## Recorded information
## start

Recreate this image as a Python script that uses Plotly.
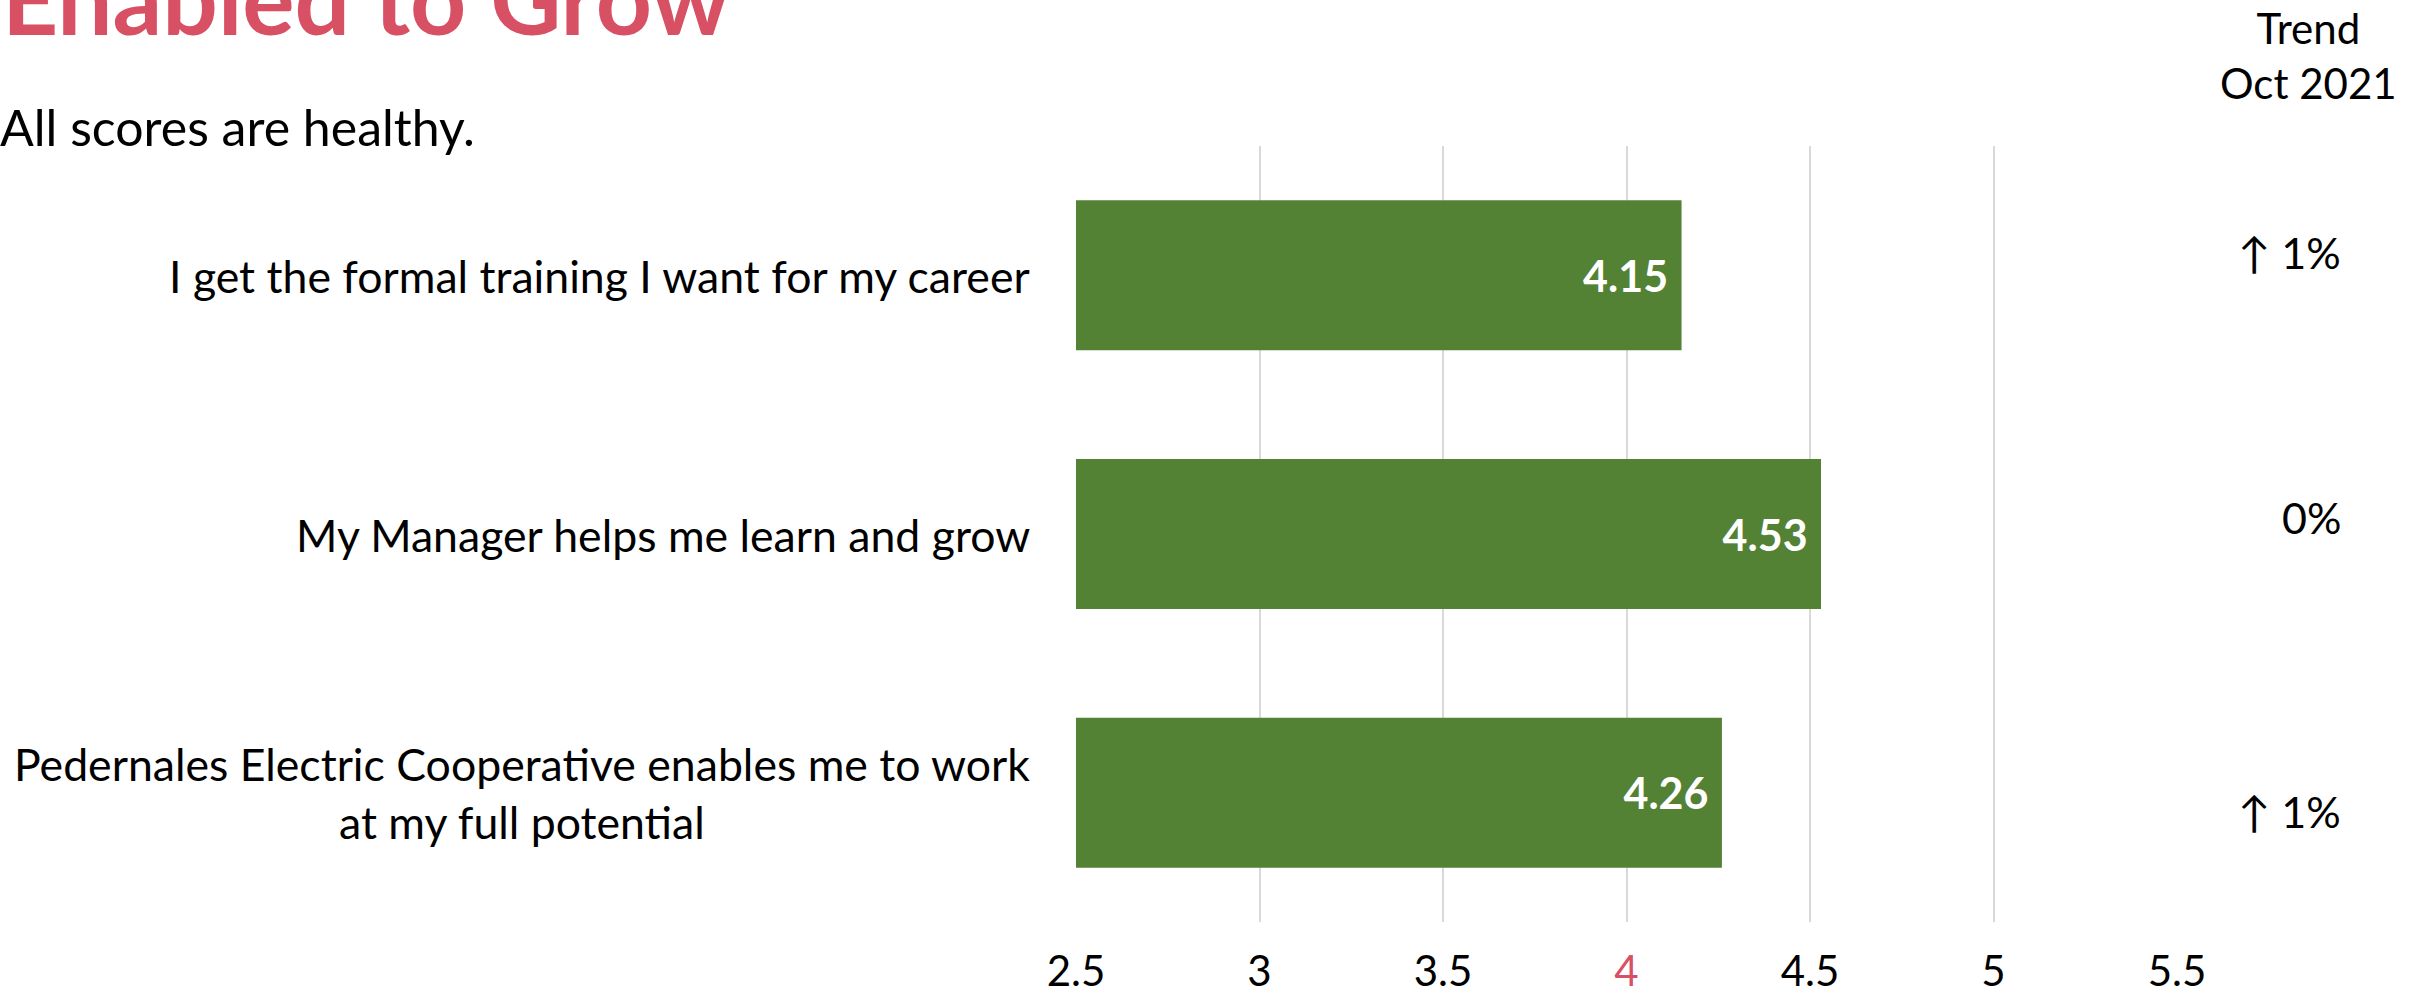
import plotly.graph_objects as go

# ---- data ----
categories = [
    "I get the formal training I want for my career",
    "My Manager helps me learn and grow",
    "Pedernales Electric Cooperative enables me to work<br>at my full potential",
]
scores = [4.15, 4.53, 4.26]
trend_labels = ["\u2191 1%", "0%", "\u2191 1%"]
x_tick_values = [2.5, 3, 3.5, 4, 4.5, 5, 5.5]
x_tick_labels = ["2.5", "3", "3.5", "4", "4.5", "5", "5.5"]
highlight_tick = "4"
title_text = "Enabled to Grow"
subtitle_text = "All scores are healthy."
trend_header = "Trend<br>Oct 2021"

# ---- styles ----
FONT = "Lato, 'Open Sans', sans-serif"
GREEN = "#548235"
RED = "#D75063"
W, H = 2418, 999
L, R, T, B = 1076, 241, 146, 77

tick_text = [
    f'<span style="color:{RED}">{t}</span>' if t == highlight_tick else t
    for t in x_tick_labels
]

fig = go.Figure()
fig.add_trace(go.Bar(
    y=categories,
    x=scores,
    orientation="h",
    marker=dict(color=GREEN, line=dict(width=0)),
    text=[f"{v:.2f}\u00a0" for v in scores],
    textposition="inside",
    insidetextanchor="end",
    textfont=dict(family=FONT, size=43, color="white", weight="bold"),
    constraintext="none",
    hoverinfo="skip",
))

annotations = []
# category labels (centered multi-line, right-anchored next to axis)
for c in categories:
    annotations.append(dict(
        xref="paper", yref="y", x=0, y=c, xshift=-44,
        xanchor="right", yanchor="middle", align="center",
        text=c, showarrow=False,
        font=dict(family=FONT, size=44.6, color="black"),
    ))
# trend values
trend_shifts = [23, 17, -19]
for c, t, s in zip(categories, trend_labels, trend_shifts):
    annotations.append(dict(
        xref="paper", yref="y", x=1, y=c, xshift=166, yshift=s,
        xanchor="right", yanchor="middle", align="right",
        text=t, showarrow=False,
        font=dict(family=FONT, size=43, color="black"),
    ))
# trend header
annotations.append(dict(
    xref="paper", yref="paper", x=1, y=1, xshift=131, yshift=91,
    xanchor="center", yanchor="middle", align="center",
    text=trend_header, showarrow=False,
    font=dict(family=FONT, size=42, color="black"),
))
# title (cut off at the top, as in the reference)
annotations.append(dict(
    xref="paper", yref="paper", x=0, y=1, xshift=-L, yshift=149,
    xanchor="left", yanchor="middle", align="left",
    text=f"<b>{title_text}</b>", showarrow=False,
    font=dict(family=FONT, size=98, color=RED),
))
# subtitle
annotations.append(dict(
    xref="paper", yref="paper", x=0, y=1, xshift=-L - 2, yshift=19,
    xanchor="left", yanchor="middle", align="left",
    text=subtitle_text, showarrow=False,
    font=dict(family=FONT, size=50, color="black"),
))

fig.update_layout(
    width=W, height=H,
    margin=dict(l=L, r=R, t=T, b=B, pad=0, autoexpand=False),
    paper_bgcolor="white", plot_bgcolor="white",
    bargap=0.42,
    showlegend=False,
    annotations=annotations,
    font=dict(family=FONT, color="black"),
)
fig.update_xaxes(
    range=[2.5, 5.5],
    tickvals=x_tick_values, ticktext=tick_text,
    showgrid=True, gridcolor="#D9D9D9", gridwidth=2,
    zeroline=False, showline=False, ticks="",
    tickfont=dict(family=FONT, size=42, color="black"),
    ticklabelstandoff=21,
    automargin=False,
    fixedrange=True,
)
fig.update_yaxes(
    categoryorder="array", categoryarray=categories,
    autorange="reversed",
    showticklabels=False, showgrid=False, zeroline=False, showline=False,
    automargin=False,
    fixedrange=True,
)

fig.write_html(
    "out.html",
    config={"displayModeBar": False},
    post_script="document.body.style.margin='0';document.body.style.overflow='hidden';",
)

## end

## What the task asks
Pictures are excluded; copy all other data exactly as shown.

## Expected output
Recreate this image as a Python script that uses Plotly.
import plotly.graph_objects as go

# ---- data ----
categories = [
    "I get the formal training I want for my career",
    "My Manager helps me learn and grow",
    "Pedernales Electric Cooperative enables me to work<br>at my full potential",
]
scores = [4.15, 4.53, 4.26]
trend_labels = ["\u2191 1%", "0%", "\u2191 1%"]
x_tick_values = [2.5, 3, 3.5, 4, 4.5, 5, 5.5]
x_tick_labels = ["2.5", "3", "3.5", "4", "4.5", "5", "5.5"]
highlight_tick = "4"
title_text = "Enabled to Grow"
subtitle_text = "All scores are healthy."
trend_header = "Trend<br>Oct 2021"

# ---- styles ----
FONT = "Lato, 'Open Sans', sans-serif"
GREEN = "#548235"
RED = "#D75063"
W, H = 2418, 999
L, R, T, B = 1076, 241, 146, 77

tick_text = [
    f'<span style="color:{RED}">{t}</span>' if t == highlight_tick else t
    for t in x_tick_labels
]

fig = go.Figure()
fig.add_trace(go.Bar(
    y=categories,
    x=scores,
    orientation="h",
    marker=dict(color=GREEN, line=dict(width=0)),
    text=[f"{v:.2f}\u00a0" for v in scores],
    textposition="inside",
    insidetextanchor="end",
    textfont=dict(family=FONT, size=43, color="white", weight="bold"),
    constraintext="none",
    hoverinfo="skip",
))

annotations = []
# category labels (centered multi-line, right-anchored next to axis)
for c in categories:
    annotations.append(dict(
        xref="paper", yref="y", x=0, y=c, xshift=-44,
        xanchor="right", yanchor="middle", align="center",
        text=c, showarrow=False,
        font=dict(family=FONT, size=44.6, color="black"),
    ))
# trend values
trend_shifts = [23, 17, -19]
for c, t, s in zip(categories, trend_labels, trend_shifts):
    annotations.append(dict(
        xref="paper", yref="y", x=1, y=c, xshift=166, yshift=s,
        xanchor="right", yanchor="middle", align="right",
        text=t, showarrow=False,
        font=dict(family=FONT, size=43, color="black"),
    ))
# trend header
annotations.append(dict(
    xref="paper", yref="paper", x=1, y=1, xshift=131, yshift=91,
    xanchor="center", yanchor="middle", align="center",
    text=trend_header, showarrow=False,
    font=dict(family=FONT, size=42, color="black"),
))
# title (cut off at the top, as in the reference)
annotations.append(dict(
    xref="paper", yref="paper", x=0, y=1, xshift=-L, yshift=149,
    xanchor="left", yanchor="middle", align="left",
    text=f"<b>{title_text}</b>", showarrow=False,
    font=dict(family=FONT, size=98, color=RED),
))
# subtitle
annotations.append(dict(
    xref="paper", yref="paper", x=0, y=1, xshift=-L - 2, yshift=19,
    xanchor="left", yanchor="middle", align="left",
    text=subtitle_text, showarrow=False,
    font=dict(family=FONT, size=50, color="black"),
))

fig.update_layout(
    width=W, height=H,
    margin=dict(l=L, r=R, t=T, b=B, pad=0, autoexpand=False),
    paper_bgcolor="white", plot_bgcolor="white",
    bargap=0.42,
    showlegend=False,
    annotations=annotations,
    font=dict(family=FONT, color="black"),
)
fig.update_xaxes(
    range=[2.5, 5.5],
    tickvals=x_tick_values, ticktext=tick_text,
    showgrid=True, gridcolor="#D9D9D9", gridwidth=2,
    zeroline=False, showline=False, ticks="",
    tickfont=dict(family=FONT, size=42, color="black"),
    ticklabelstandoff=21,
    automargin=False,
    fixedrange=True,
)
fig.update_yaxes(
    categoryorder="array", categoryarray=categories,
    autorange="reversed",
    showticklabels=False, showgrid=False, zeroline=False, showline=False,
    automargin=False,
    fixedrange=True,
)

fig.write_html(
    "out.html",
    config={"displayModeBar": False},
    post_script="document.body.style.margin='0';document.body.style.overflow='hidden';",
)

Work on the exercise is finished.